Legal Question in Landlord & Tenant Law in California
I live in Oakland California and the owner of the apartment building I live in has sold our parking lot. Parking is included in our month to month lease and we received no written notice but received a phone call notifying us that we no longer have parking and that the apartment building itself is now up for sale. What legal recourse do we have? What resources are available at low to no cost? Thanks.
1 Answer from Attorneys
On a month-to-month tenancy, they must give you 30-days notice of any change in the terms of your rental agreement. That's it.
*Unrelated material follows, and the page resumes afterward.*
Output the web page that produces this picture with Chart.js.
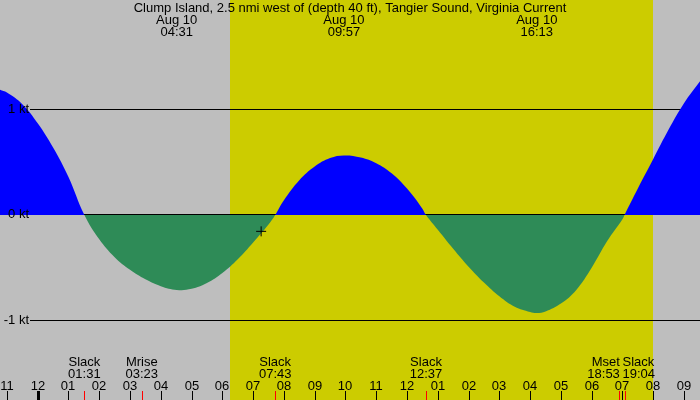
<!DOCTYPE html>
<html><head><meta charset="utf-8">
<script src="https://cdn.jsdelivr.net/npm/chart.js@4/dist/chart.umd.min.js"></script>
<style>html,body{margin:0;padding:0;background:#bebebe;}canvas{display:block;}</style>
</head><body>
<canvas id="c" width="700" height="400" style="width:700px;height:400px"></canvas>
<script>
const titleText = 'Clump Island, 2.5 nmi west of (depth 40 ft), Tangier Sound, Virginia Current';
// current speed (kt) vs hour of Aug 10
const hours = [-1.25,-1.0,-0.5,0,0.5,1.0,1.517,2.0,2.5,3.0,3.5,4.0,4.517,5.0,5.5,6.0,6.5,7.0,7.5,7.717,8.0,8.5,9.0,9.5,9.95,10.5,11.0,11.5,12.0,12.5,12.617,13.0,13.5,14.0,14.5,15.0,15.5,16.0,16.217,16.5,17.0,17.5,18.0,18.5,19.0,19.067,19.5,20.0,20.5,21.0,21.55];
const knots = [1.19,1.16,1.05,0.87,0.64,0.36,0,-0.23,-0.40,-0.52,-0.61,-0.675,-0.71,-0.70,-0.645,-0.55,-0.42,-0.26,-0.09,0,0.14,0.33,0.46,0.54,0.565,0.545,0.49,0.395,0.25,0.06,0,-0.14,-0.32,-0.49,-0.64,-0.77,-0.87,-0.92,-0.93,-0.915,-0.84,-0.71,-0.50,-0.25,-0.04,0,0.25,0.53,0.81,1.06,1.28];
const levelValues = [1, 0, -1];
const levelLabels = ['1 kt', '0 kt', '-1 kt'];
const daylight = [6.25, 20.0];
const peakHours = [4.517, 9.95, 16.217];
const peakDates = ['Aug 10', 'Aug 10', 'Aug 10'];
const peakTimes = ['04:31', '09:57', '16:13'];
const eventHours = [1.517, 3.383, 7.717, 12.617, 18.883, 19.067];
const eventNames = ['Slack', 'Mrise', 'Slack', 'Slack', 'Mset', 'Slack'];
const eventTimes = ['01:31', '03:23', '07:43', '12:37', '18:53', '19:04'];
const eventAlign = ['center', 'center', 'center', 'center', 'right', 'left'];
const tickHours = [-1,0,1,2,3,4,5,6,7,8,9,10,11,12,13,14,15,16,17,18,19,20,21];
const tickLabels = ['11','12','01','02','03','04','05','06','07','08','09','10','11','12','01','02','03','04','05','06','07','08','09'];
const nowHour = [7.26];
const nowKnots = [-0.155];

const FONT = '13px "Liberation Sans", Arial, sans-serif';

const deco = {
  id: 'deco',
  beforeDraw(chart) {
    const ctx = chart.ctx, xs = chart.scales.x;
    ctx.save();
    ctx.fillStyle = '#bebebe';
    ctx.fillRect(0, 0, chart.width, chart.height);
    const x0 = xs.getPixelForValue(daylight[0]), x1 = xs.getPixelForValue(daylight[1]);
    ctx.fillStyle = '#cccc00';
    ctx.fillRect(Math.round(x0), 0, Math.round(x1) - Math.round(x0), chart.height);
    ctx.restore();
  },
  beforeDatasetsDraw(chart) {
    const ctx = chart.ctx, ys = chart.scales.y;
    ctx.save();
    ctx.strokeStyle = '#000';
    ctx.lineWidth = 1;
    levelValues.forEach(v => {
      const y = Math.floor(ys.getPixelForValue(v)) + 0.5;
      ctx.beginPath(); ctx.moveTo(30, y); ctx.lineTo(chart.width, y); ctx.stroke();
    });
    ctx.restore();
  },
  afterDatasetsDraw(chart) {
    const ctx = chart.ctx, xs = chart.scales.x, ys = chart.scales.y;
    ctx.save();
    ctx.fillStyle = '#000';
    ctx.font = FONT;
    ctx.textBaseline = 'middle';
    ctx.textAlign = 'right';
    levelValues.forEach((v, i) => {
      ctx.fillText(levelLabels[i], 29, Math.floor(ys.getPixelForValue(v)) + 0.5);
    });
    ctx.textAlign = 'center';
    ctx.fillText(titleText, 350, 8);
    peakHours.forEach((h, i) => {
      const x = xs.getPixelForValue(h);
      ctx.fillText(peakDates[i], x, 20);
      ctx.fillText(peakTimes[i], x, 32);
    });
    eventHours.forEach((h, i) => {
      let x = xs.getPixelForValue(h);
      ctx.textAlign = eventAlign[i];
      if (eventAlign[i] === 'right') x += 1;
      if (eventAlign[i] === 'left') x -= 2;
      ctx.fillText(eventNames[i], x, 362);
      ctx.fillText(eventTimes[i], x, 374);
    });
    ctx.textAlign = 'center';
    tickHours.forEach((h, i) => {
      const x = Math.round(xs.getPixelForValue(h));
      ctx.fillText(tickLabels[i], x, 386);
      ctx.fillRect(h % 24 === 0 ? x - 1 : x, 391, h % 24 === 0 ? 3 : 1, 9);
    });
    ctx.fillStyle = '#ff0000';
    eventHours.forEach(h => {
      const x = Math.round(xs.getPixelForValue(h));
      ctx.fillRect(x, 391, 1, 9);
    });
    ctx.restore();
  }
};

new Chart(document.getElementById('c'), {
  type: 'line',
  data: {
    datasets: [{
      data: hours.map((h, i) => ({x: h, y: knots[i]})),
      order: 1,
      borderWidth: 0,
      borderColor: 'rgba(0,0,0,0)',
      pointRadius: 0,
      tension: 0.4,
      fill: {target: {value: 0}, above: '#0000ff', below: '#2e8b57'}
    }, {
      type: 'scatter',
      order: 0,
      data: nowHour.map((h, i) => ({x: h, y: nowKnots[i]})),
      pointStyle: 'cross',
      pointRadius: 5,
      borderColor: '#000',
      backgroundColor: '#000',
      borderWidth: 1,
      fill: false
    }]
  },
  options: {
    responsive: false,
    animation: false,
    devicePixelRatio: 1,
    layout: {padding: 0, autoPadding: false},
    plugins: {legend: {display: false}, tooltip: {enabled: false}, title: {display: false}},
    scales: {
      x: {type: 'linear', min: -1.225, max: 21.52, display: false},
      y: {type: 'linear', min: -1.7536, max: 2.0379, display: false}
    }
  },
  plugins: [deco]
});
</script>
</body></html>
If they change the terms with less than 30-days notice, you are only entitled to the reduction in the value of your tenancy between the tenancy as rented to you and under the changed terms. So if the same unit would rent for, say, $100 less per month without parking as it would with parking, you are entitled to $100 discount on your rent for 30 days. Since they have the right to raise the rent after 30-days or change the terms, the discount only applies to the period less than 30 days that they gave you notice of the change. Since you are in Oakland, and there is a rent control ordinance in place there (weak as it may be) you may have slightly different rights under local law. The City of Oakland has a rent control office or department. You should contact them and ask them if this constitutes an illegal de facto rent increase under local law. That is the only thing I can think of that would get you any real relief in this situation.